Die erste Waldweihnacht – oder: Konkurrenz an Weihnachten

Predigt zum Christfest

Einleitung

Was wäre Weihnachten ohne Krippen und Krippenspiele? Keine Kindermette, kaum eine Weihnachtsfeier ohne Krippenspiel. Und fast in jeder Wohnung steht unter dem Baum eine Krippe, egal ob als Wurzel oder als Haus, im Rhöner oder Oberammergauer Stil, in Ton oder in Holz, selbst getöpfert oder ausgesägt. Krippe und Krippenspiele sind an Weihnachten nicht wegzudenken.
Aber das war nicht immer so. Der Mann, der damit angefangen hat, hätte wahrscheinlich nie daran gedacht, dass aus seiner Idee einmal ein Welterfolg wird. Was heute leicht romantisch daherkommt, war aber von der Ursprungsidee her größte Provokation.

Predigt

Seit Jahren erfreut sich die Schweinfurter Waldweihnacht an den Eichen immer größerer Beliebtheit. Tausende von Menschen kommen, um die besondere Stimmung am 4. Adventssonntag mitzuerleben: Die brennenden Baumstümpfe in der Dunkelheit. Singende Kinder. Hautnah Elch, Ochs und Esel. Eine besinnliche Geschichte. Eine geheimnisvolle Atmosphäre: Im Hintergrund der dunkle Wald. Die Menschen im Schein des Feuers.
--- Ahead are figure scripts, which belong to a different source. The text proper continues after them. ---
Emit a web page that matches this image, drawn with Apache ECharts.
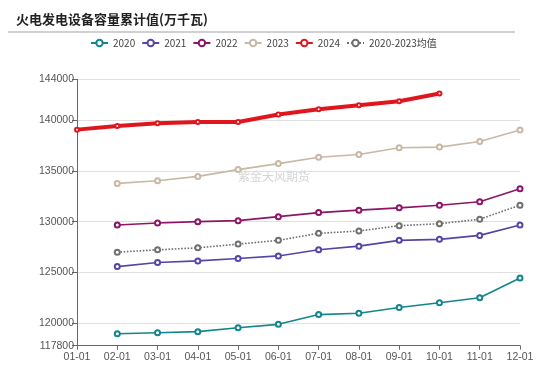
<!DOCTYPE html>
<html><head><meta charset="utf-8">
<script src="https://cdn.jsdelivr.net/npm/echarts@6/dist/echarts.min.js"></script>
<style>html,body{margin:0;padding:0;background:#fff}#c{width:550px;height:365px}</style>
</head><body><div id="c"></div>
<script>
var categories = ['01-01','02-01','03-01','04-01','05-01','06-01','07-01','08-01','09-01','10-01','11-01','12-01'];
var s2020 = [null,118980,119080,119180,119570,119900,120860,120990,121550,122020,122515,124455];
var s2021 = [null,125580,125980,126140,126380,126630,127230,127590,128160,128260,128650,129670];
var s2022 = [null,129670,129870,130000,130100,130490,130890,131130,131355,131620,131950,133240];
var s2023 = [null,133760,134030,134450,135120,135710,136335,136600,137270,137330,137890,139010];
var s2024 = [139050,139400,139670,139800,139800,140530,141060,141450,141850,142610,null,null];
var sAvg  = [null,127000,127230,127425,127790,128160,128850,129080,129600,129800,130240,131620];
var yTicks = [117800,120000,125000,130000,135000,140000,144000];
var seriesNames = ['2020','2021','2022','2023','2024','2020-2023均值'];

var chart = echarts.init(document.getElementById('c'), null, {renderer:'canvas'});
function ln(name, data, color, width, dashed){
  return {
    name:name, type:'line', data:data, symbol:'emptyCircle', symbolSize: width>3?4:5,
    showSymbol:true, connectNulls:false, animation:false,
    itemStyle:{color:color, borderWidth: width>3?1.5:1},
    lineStyle:{color:color, width:width, type: dashed?'dotted':'solid'},
    emphasis:{disabled:true}
  };
}
chart.setOption({
  backgroundColor:'#fff',
  animation:false,
  title:{text:'火电发电设备容量累计值(万千瓦)', left:11, top:8,
    textStyle:{fontSize:13, fontWeight:'bold', color:'#222', fontFamily:'Noto Sans CJK SC'}},
  graphic:[
    {type:'line', shape:{x1:8,y1:32,x2:515,y2:32}, style:{stroke:'#d0d0d0', lineWidth:2}, silent:true},
    {type:'text', left:238, top:170, style:{text:'紫金天风期货', fontSize:12, fill:'#d4d4d4', fontFamily:'Noto Sans CJK SC'}, silent:true, z:0}
  ],
  legend:{top:33, left:85, itemWidth:17, itemHeight:8, itemGap:6,
    data:seriesNames,
    textStyle:{fontSize:10, color:'#444', fontFamily:'Noto Sans CJK SC'}},
  grid:{left:77, right:30, top:79.3, bottom:19.3, containLabel:false, outerBounds:{left:0,right:0,top:0,bottom:0}},
  xAxis:{type:'category', data:categories, boundaryGap:false,
    axisLine:{lineStyle:{color:'#666', width:1}},
    axisTick:{show:true, alignWithLabel:true, length:4, lineStyle:{color:'#666'}},
    axisLabel:{color:'#555', fontSize:10.5, margin:6, interval:0, fontFamily:'Liberation Sans'},
    splitLine:{show:false}},
  yAxis:{type:'value', min:117800, max:144000,
    axisLine:{show:true, lineStyle:{color:'#666', width:1}},
    axisTick:{show:true, length:5, lineStyle:{color:'#666'}, customValues:yTicks},
    axisLabel:{color:'#555', fontSize:10.5, margin:3, customValues:yTicks, fontFamily:'Liberation Sans',
      formatter:function(v){return String(Math.round(v));}},
    splitLine:{show:true, lineStyle:{color:'#e0e0e0', width:1}, customValues:yTicks}},
  series:[
    ln('2020', s2020, '#13868c', 1.6),
    ln('2021', s2021, '#5745a6', 1.6),
    ln('2022', s2022, '#8c1568', 1.6),
    ln('2023', s2023, '#c8b8a5', 1.6),
    Object.assign(ln('2024', s2024, '#e0161f', 4), {z:5}),
    ln('2020-2023均值', sAvg, '#707070', 1.6, true)
  ]
});
</script></body></html>
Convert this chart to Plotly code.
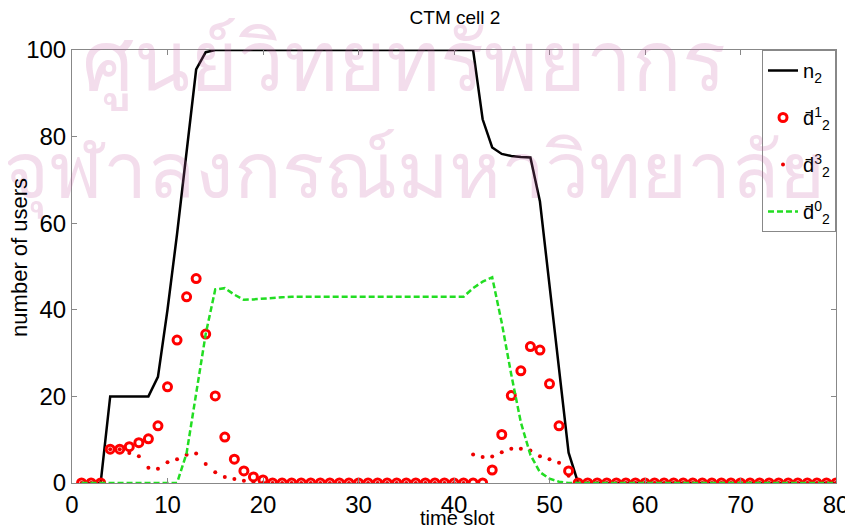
import plotly.graph_objects as go

t = list(range(1, 81))

n2 = [0, 0, 0, 20, 20, 20, 20, 20, 24.5, 40, 57.5, 76, 95.5, 99.5] + [100] * 28 + \
     [84, 77.5, 76, 75.5, 75.3, 75.2, 65, 46, 26, 7] + [0] * 28

d1 = [0, 0, 0, 7.8, 7.8, 8.4, 9.3, 10.2, 13.2, 22.2, 33, 43, 47.2, 34.4, 20.1, 10.6, 5.5, 2.8, 1.4, 0.7] + \
     [0] * 23 + [3.0, 11.2, 20.2, 25.9, 31.5, 30.7, 22.9, 13.2, 2.8] + [0] * 28

d3 = [0, 0, 0, 7.8, 7.8, 6.9, 6.2, 3.5, 3.3, 4.8, 5.5, 6.5, 6.8, 4.4, 2.5, 1.4, 0.9, 0.5, 0.3, 0.1] + \
     [0] * 21 + [6.6, 6.0, 6.1, 7.1, 7.9, 7.9, 7.5, 6.2, 5.5, 4.7, 1.7] + [0] * 28

d0 = [0] * 11 + [6.9, 20.6, 34.4, 44.7, 45, 43.5, 42.3, 42.4, 42.6, 42.8, 42.9] + [43] * 19 + \
     [45, 46.5, 47.5, 37, 25, 14, 6.5, 2.5, 1.0, 0.3] + [0] * 29

x_ticks = [0, 10, 20, 30, 40, 50, 60, 70, 80]
y_ticks = [0, 20, 40, 60, 80, 100]

names = ["n<sub>2</sub>", "d\u0304<sup>1</sup><sub>2</sub>", "d\u0304<sup>3</sup><sub>2</sub>",
         "d\u0304<sup>0</sup><sub>2</sub>"]

fig = go.Figure()
fig.add_trace(go.Scatter(x=t, y=n2, mode="lines", name=names[0], legendgroup="a",
                         line=dict(color="black", width=2.5)))
fig.add_trace(go.Scatter(x=t, y=d1, mode="markers", name=names[1], legendgroup="b",
                         marker=dict(symbol="circle-open", size=8, color="#ff0000",
                                     line=dict(width=3, color="#ff0000"))))
fig.add_trace(go.Scatter(x=t, y=d3, mode="markers", name=names[2], legendgroup="c",
                         marker=dict(symbol="circle", size=4, color="#ee0000")))
fig.add_trace(go.Scatter(x=t, y=d0, mode="lines", name=names[3], legendgroup="d",
                         line=dict(color="#22dd22", width=2.5, dash="6px,3px")))

wm_color = "rgba(200,100,170,0.22)"
wm_font = "Noto Sans, DejaVu Sans, sans-serif"
fig.add_annotation(text="ศูนย์วิทยทรัพยากร", xref="paper", yref="paper", x=0.434, y=0.982,
                   xanchor="center", yanchor="middle", showarrow=False,
                   font=dict(size=82, color=wm_color, family=wm_font))
fig.add_annotation(text="จุฬาลงกรณ์มหาวิทยาลัย", xref="paper", yref="paper", x=0.448, y=0.728,
                   xanchor="center", yanchor="middle", showarrow=False,
                   font=dict(size=79, color=wm_color, family=wm_font))

narrow = "Liberation Sans Narrow, Arial Narrow, Liberation Sans, Arial, sans-serif"
axis_common = dict(showline=True, linecolor="#888888", linewidth=1, mirror="ticks",
                   ticks="inside", ticklen=5, tickcolor="#888888", showgrid=False,
                   zeroline=False, tickfont=dict(family=narrow, size=24, color="black"))

fig.add_annotation(text="time slot", xref="paper", yref="paper", x=0.504, y=-0.081,
                   xanchor="center", yanchor="middle", showarrow=False,
                   font=dict(family=narrow, size=20, color="black"))
fig.add_annotation(text="number of users", xref="paper", yref="paper", x=-0.068, y=0.52,
                   xanchor="center", yanchor="middle", showarrow=False, textangle=-90,
                   font=dict(family="Liberation Sans, Arial, sans-serif", size=22, color="black"))

fig.update_layout(
    width=853, height=530,
    margin=dict(l=64, r=25, t=42, b=55),
    plot_bgcolor="white", paper_bgcolor="white",
    title=dict(text="CTM cell 2", x=0.524, xanchor="center", y=0.983, yanchor="middle",
               font=dict(family="Liberation Sans, Arial, sans-serif", size=19, color="black")),
    xaxis=dict(range=[0, 80], tickvals=x_ticks, ticktext=[str(v) for v in x_ticks],
               automargin=False, **axis_common),
    yaxis=dict(range=[0, 100], tickvals=y_ticks, ticktext=[str(v) for v in y_ticks],
               automargin=False, **axis_common),
    legend=dict(x=1, y=1, xanchor="right", yanchor="top", bgcolor="white",
                bordercolor="#888888", borderwidth=1, tracegroupgap=18,
                font=dict(family="Liberation Sans, Arial, sans-serif", size=20, color="black"),
                itemwidth=30),
    showlegend=True,
)

fig.write_html("out.html")
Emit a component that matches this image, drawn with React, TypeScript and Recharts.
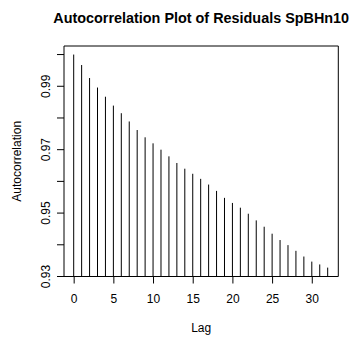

Weihnachtsstimmung in der Natur – pur.
Ich frage mich: Wenn das Forstamt Schweinfurt diese Waldweihnacht auf den Heiligen Abend legen würde, entweder zur Zeit der kirchlichen Kinderkrippenfeiern oder nachts zur Mettenzeit: Wo wären mehr Leute? In den Kirchen – oder an den Eichen? Ich vermute, die kirchlichen Gottesdienste würden scharfe Konkurrenz bekommen.
Das ist schon einmal passiert. 1223. Im Dom von Assisi feiert der Bischof die Weihnachtsmette – umgeben von seinen Chorherren, den Adeligen der Stadt und der Bevölkerung. Aber ein Sohn der Stadt fehlt: Franz von Assisi. Dieses Weihnachten feiert er nicht in einer Kirche. Er hat eine verrückte Idee: die erste Waldweihnacht. Franz von Assisi geht mitten in der heiligen Nacht nach draußen in den Wald. Die Leute folgen ihm in Scharen – auf dem Weg in die Nacht. Jung und Alt, Frauen und Männer, vor allem aber Bauern und Arme. Ein langer Zug mit Fackeln und Kerzen. Ungewöhnlich, was draußen in der Gegend von Greccio geschieht. Mitten im Wald wird ein Stall hergerichtet. Mit einer echten Krippe. Mit Heu und Stroh. Ein Kind wird hineingelegt. Bauern spielen Maria und Josef und die Hirten. Sie haben ihre Schafe dabei. Ochs und Esel stehen an der Krippe. Und Franz von Assisi singt das Evangelium von der Geburt Jesu – und alle kapieren: Der da geboren wird, ist einer von uns. Zeit seines Lebens hat er ein Herz für die kleinen Leuten, für die am Rand stehen, die nichts gelten und sich selbst klein vorkommen.
Und wenn sie das Kind in Heu und Stroh liegen sehen, kapieren sie: Das ist gemeint mit dem großen theologischen Satz: „Er kommt aus seines Vaters Schoß und wird ein Kindlein klein. Er liegt dort elend nackt und bloß in einem Krippelein.“
Und sie kapieren: Das ist wahre Größe. Verzicht auf Macht und Selbstdarstellung.
Liebe Leser, die Konkurrenzweihnacht des Franziskus hat sich durchgesetzt: Krippen stehen in den Häusern, in den Kirchen, auf den Weihnachtsmärkten. Und wenn Menschen bis heute davon fasziniert sind, dann scheint mir das mehr als bloße Weihnachtsromantik zu sein. Ich glaube, beim Blick in die Krippe da bricht etwas auf von der Sehnsucht nach einer Welt, in der keiner der großen Magger spielt, in der keiner seinen Status heraushängen lässt, in der sich die Menschen nicht aufführen, als wären sie der liebe Gott persönlich. Wo Menschen bleiben, was sie sind: Nichts als Menschen.